La fama de la familia aviadora en esas lejanas rutas, incluye quedarse una noche en la ciudad de destino, estancia de sucesos misteriosos. Y vaya que en una pernocta pueden ocurrir situaciones que luego se convierten en quehaceres de años, muy a pesar de ciertas disposiciones a la hora de encamarse a la primera provocación (como dicen los que saben de esos manejos).
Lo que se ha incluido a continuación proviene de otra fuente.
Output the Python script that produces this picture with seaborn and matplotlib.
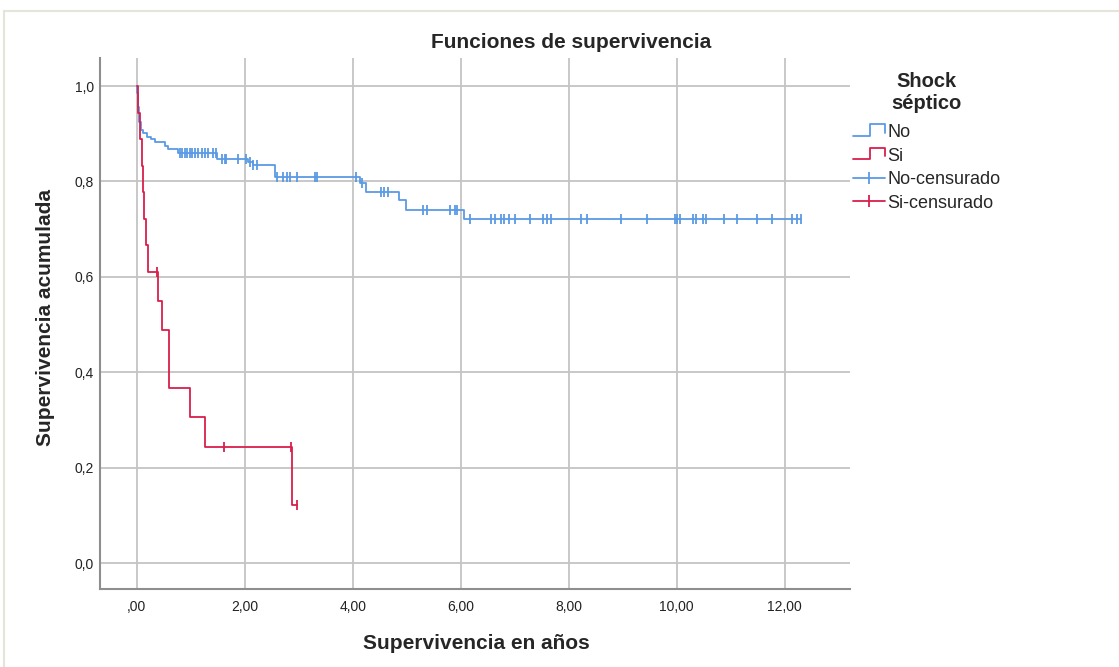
import matplotlib
matplotlib.use("Agg")
import numpy as np
import pandas as pd
import seaborn as sns
import matplotlib.pyplot as plt
from matplotlib.lines import Line2D
from matplotlib.legend_handler import HandlerBase
from matplotlib.patches import Rectangle

# ---------------- data ----------------
group_names = ["No", "Si"]
legend_labels = ["No", "Si", "No-censurado", "Si-censurado"]
legend_title = "Shock\nséptico"

# Kaplan-Meier step function, group "No"
times_no = [0.0, 0.01, 0.02, 0.03, 0.04, 0.05, 0.07, 0.12, 0.19, 0.26, 0.33,
            0.53, 0.58, 0.76, 1.48, 2.06, 2.15, 2.56, 4.13, 4.24, 4.86, 4.98, 6.06]
surv_no = [1.0, 0.985, 0.97, 0.955, 0.94, 0.925, 0.908, 0.901, 0.894, 0.888, 0.882,
           0.874, 0.867, 0.859, 0.848, 0.841, 0.835, 0.810, 0.796, 0.778, 0.760, 0.741, 0.722]
censor_no = [0.80, 0.83, 0.89, 0.93, 0.98, 1.03, 1.07, 1.14, 1.20, 1.26, 1.32, 1.41,
             1.46, 1.57, 1.63, 1.66, 1.88, 2.02, 2.09, 2.15, 2.22, 2.59, 2.71, 2.78,
             2.83, 2.96, 3.30, 3.34, 4.06, 4.18, 4.53, 4.58, 4.65, 5.30, 5.37, 5.80,
             5.89, 5.94, 6.18, 6.57, 6.63, 6.75, 6.81, 6.90, 7.00, 7.28, 7.52, 7.60,
             7.68, 8.23, 8.33, 8.96, 9.45, 9.96, 10.00, 10.06, 10.30, 10.36, 10.49,
             10.54, 10.87, 11.12, 11.49, 11.77, 12.14, 12.23, 12.31]

# Kaplan-Meier step function, group "Si"
times_si = [0.0, 0.02, 0.06, 0.09, 0.12, 0.14, 0.18, 0.20, 0.39, 0.46, 0.60,
            0.605, 0.98, 1.27, 2.87]
surv_si = [1.0, 0.944, 0.889, 0.833, 0.778, 0.722, 0.667, 0.611, 0.550, 0.489,
           0.428, 0.367, 0.306, 0.244, 0.122]
censor_si = [0.37, 1.62, 2.85, 2.97]

x_ticks = [0, 2, 4, 6, 8, 10, 12]
x_tick_labels = [",00", "2,00", "4,00", "6,00", "8,00", "10,00", "12,00"]
y_ticks = [0.0, 0.2, 0.4, 0.6, 0.8, 1.0]
y_tick_labels = ["0,0", "0,2", "0,4", "0,6", "0,8", "1,0"]

colors = {"No": "#5A9AE4", "Si": "#D81F4C"}

# ---------------- build tables ----------------
def step_value(times, surv, t):
    i = np.searchsorted(times, t, side="right") - 1
    return surv[i]

rows_step, rows_cens = [], []
for g, tt, ss, cc in [("No", times_no, surv_no, censor_no),
                      ("Si", times_si, surv_si, censor_si)]:
    end = max(max(cc), max(tt))
    for t, s in zip(list(tt) + [end], list(ss) + [ss[-1]]):
        rows_step.append({"tiempo": t, "superv": s, "grupo": g})
    for t in cc:
        rows_cens.append({"tiempo": t, "superv": step_value(tt, ss, t), "grupo": g})
df_step = pd.DataFrame(rows_step)
df_cens = pd.DataFrame(rows_cens)

# ---------------- figure ----------------
sns.set_style("white")
plt.rcParams["font.family"] = ["Liberation Sans", "DejaVu Sans"]

W, H = 1119, 667
fig = plt.figure(figsize=(W / 100, H / 100), dpi=100)
L, R, T, B = 99.5, 850, 58, 589
ax = fig.add_axes([L / W, 1 - B / H, (R - L) / W, (B - T) / H])

for g in group_names:
    sub = df_step[df_step.grupo == g]
    sns.lineplot(data=sub, x="tiempo", y="superv", color=colors[g], ax=ax,
                 drawstyle="steps-post", estimator=None, sort=False,
                 linewidth=1.3, legend=False, zorder=3)
    subc = df_cens[df_cens.grupo == g]
    sns.scatterplot(data=subc, x="tiempo", y="superv", color=colors[g], ax=ax,
                    marker="|", s=60, linewidth=1.3, legend=False, zorder=4)

ax.set_xlim(-0.69, 13.21)
ax.set_ylim(-0.0545, 1.0587)
ax.set_xticks(x_ticks)
ax.set_xticklabels(x_tick_labels)
ax.set_yticks(y_ticks)
ax.set_yticklabels(y_tick_labels)
ax.grid(True, color="#C4C4C4", linewidth=1.3)
ax.set_axisbelow(True)
for s in ["top", "right"]:
    ax.spines[s].set_visible(False)
for s in ["left", "bottom"]:
    ax.spines[s].set_color("#8E8E8E")
    ax.spines[s].set_linewidth(1.5)
ax.tick_params(length=0, labelsize=10, colors="#222222")
ax.tick_params(axis="x", pad=8)
ax.tick_params(axis="y", pad=4)

ax.set_xlabel("Supervivencia en años", fontsize=15, fontweight="bold")
ax.set_ylabel("Supervivencia acumulada", fontsize=15, fontweight="bold")
ax.xaxis.set_label_coords((476 - L) / (R - L), (B - 634) / (B - T))
ax.yaxis.set_label_coords((55 - L) / (R - L), (B - 318) / (B - T))

fig.text(571 / W, 1 - 42 / H, "Funciones de supervivencia", ha="center",
         va="center", fontsize=15, fontweight="bold")

# outer light frame
fig.patches.append(Rectangle((4 / W, -0.2), 1.2, 1.2 - 11 / H, transform=fig.transFigure,
                             fill=False, edgecolor="#E4E4D8", linewidth=1.5))

# ---------------- legend ----------------
class StepHandler(HandlerBase):
    def create_artists(self, legend, orig_handle, xdescent, ydescent, width, height,
                       fontsize, trans):
        x0 = -xdescent
        y0 = -ydescent
        xs = [x0, x0 + 0.55 * width, x0 + 0.55 * width, x0 + width, x0 + width]
        ys = [y0 + 0.1 * height, y0 + 0.1 * height, y0 + 1.0 * height,
              y0 + 1.0 * height, y0 + 0.35 * height]
        ln = Line2D(xs, ys, color=orig_handle.get_color(), linewidth=1.3)
        ln.set_transform(trans)
        return [ln]

h_no = Line2D([], [], color=colors["No"], linewidth=1.3)
h_si = Line2D([], [], color=colors["Si"], linewidth=1.3)
h_nc = Line2D([], [], color=colors["No"], linewidth=1.3, marker="|", markersize=9,
              markeredgewidth=1.3)
h_sc = Line2D([], [], color=colors["Si"], linewidth=1.3, marker="|", markersize=9,
              markeredgewidth=1.3)
leg = fig.legend([h_no, h_si, h_nc, h_sc], legend_labels, loc="upper left",
                 bbox_to_anchor=(853 / W, 1 - 72 / H), frameon=False,
                 borderaxespad=0, borderpad=0,
                 handler_map={h_no: StepHandler(), h_si: StepHandler()},
                 numpoints=1, handlelength=1.75, handletextpad=0.17,
                 labelspacing=0.36, fontsize=13, title=legend_title,
                 title_fontproperties={"size": 14.5, "weight": "bold"})
leg.get_title().set_multialignment("center")
leg._legend_box.sep = 8

fig.savefig("out.png", dpi=100)
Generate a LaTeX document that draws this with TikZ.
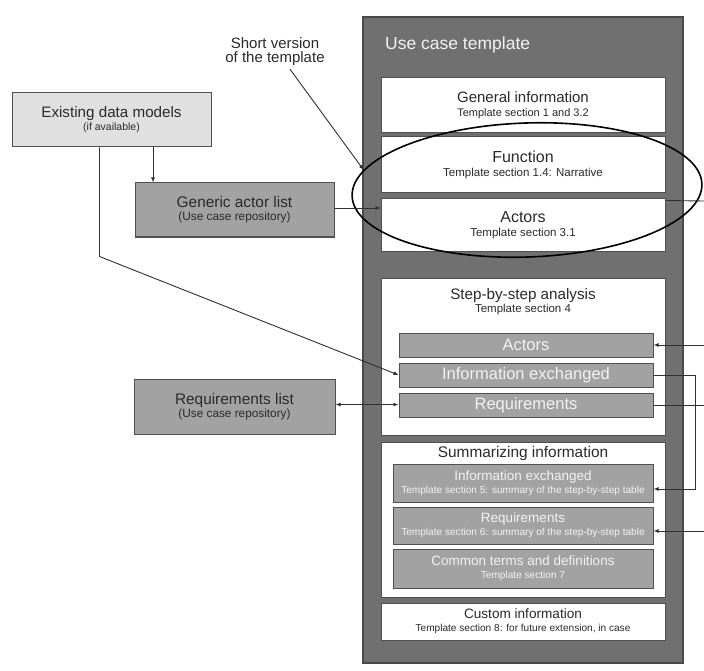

Allá vamos, pues, Regina, se llamaba. Con su nombre y el del hotel donde se hospedaría, desembarcamos en el aeropuerto, que no dejaba de parecerme una terminal de autobuses, vaya gentío. A pesar de las dos horas menos de diferencia horaria, todo lo ocurrido en las últimas 11 horas y pico parecía un sueño fantástico, como el de la Malinche en Coyoacán.

Me tocó hospedaje en el Hotel Palacio Azteca, de una singularidad letal, entre la arquitectura y la gente del servicio, sobre todo las meseras del bar. Las tripulaciones de Aeroméxico se quedaban en el Radisson, ya muy fifís entonces.

¡Ave María, esos vuelos que se alcanzan! Eso sí, ni los ángeles me salvaron de su reclamo por invitarle un vino tinto artesanal de la región, que resultó un brebaje intragable.

 

Anotaciones de un pasado. (Imagen proporcionada por el autor).

 

Como se comprenderá fácilmente, llegada cierta hora de la madrugada, ella se preparó para el siguiente vuelo, al fin experta en aterrizajes y despegues, mientras que por mi parte decidí deambular por el bordo, en esa mágica y caliente línea divisoria que es el límite entre dos percepciones de la realidad, la de allá y la de acá, donde rondé en espera de ver a la famosa “mosca” en el cielo nocturno (el helicóptero que cazaba indocumentados).

Así es, querido padre: en esos años había vendedores de bolsas de plástico para proteger los zapatos y hasta las rodillas de los indocumentados, quienes tenían que cruzar un riachuelo.

Seguro de echar a correr de vuelta a territorio nacional en el caso de que un agente de la migra me cachara, decidí quedarme unos minutos justo en donde no se es ni de allá ni de acá. Cosa de recuperar las horas, que experimenté como años, en medio de una feroz cruda.

Como ves, papá, antes como ahora a cada quien sus vuelos.